The Paisley Art Institute is a Scottish art organisation founded in 1876, evolving from the Paisley Fine Art Society in 1829. It is an established registered charity, registration no.SC000840. As well as encouraging arts and artists, and presenting annual exhibitions, the institute has built up a substantial collection of 450 works by Scottish and international artists.

Works from the institute's collection were for many years on public view in Paisley Museum and Art Galleries, whose six art galleries were also the institute's annual exhibiting space.

The Museum and Art Galleries were gifted to the town of Paisley by the sewing thread industrialist Sir Peter Coats in 1871, one of the leading founders of Paisley Art Institute. The art historian Kenneth Clark, whose family wealth was derived from the town's Clark Thread Company, served as honorary vice president between 1965 and 1983.

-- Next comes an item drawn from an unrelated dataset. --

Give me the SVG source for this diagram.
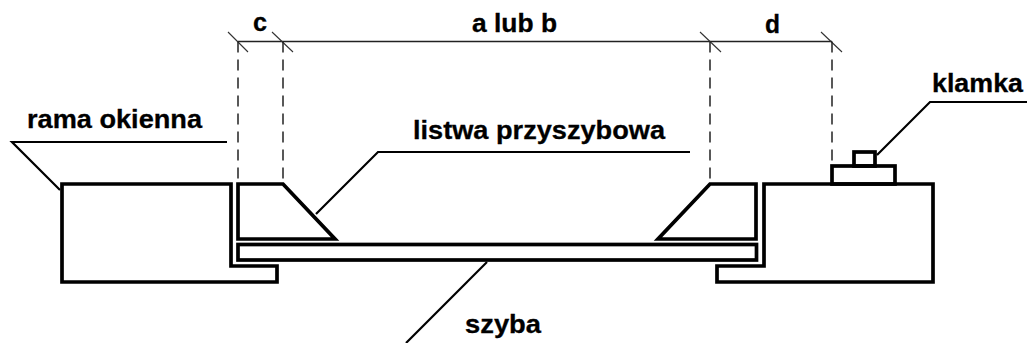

Following the closure by Renfrewshire County Council of Paisley Museum and Art Galleries for redevelopment, and planned re-emergence as only Paisley Museum - without art galleries- the OneRen agency of the County Council offered only a small space for permanent and temporary exhibition in the future building, which the Institute decided was unacceptable, and not conforming to the legal contract of many years standing. Renfrewshire Council have also sought £10,000 per year from the institute to continue storing the Institute's Collection. As a result of the dispute, and the need to find a new home and storage facilities, the Institute's annual exhibitions are now held in the premises of Glasgow Art Club.

The Paisley Art Institute has its homebase at 185 Bath Street, Glasgow sharing the premises of Glasgow Art Club.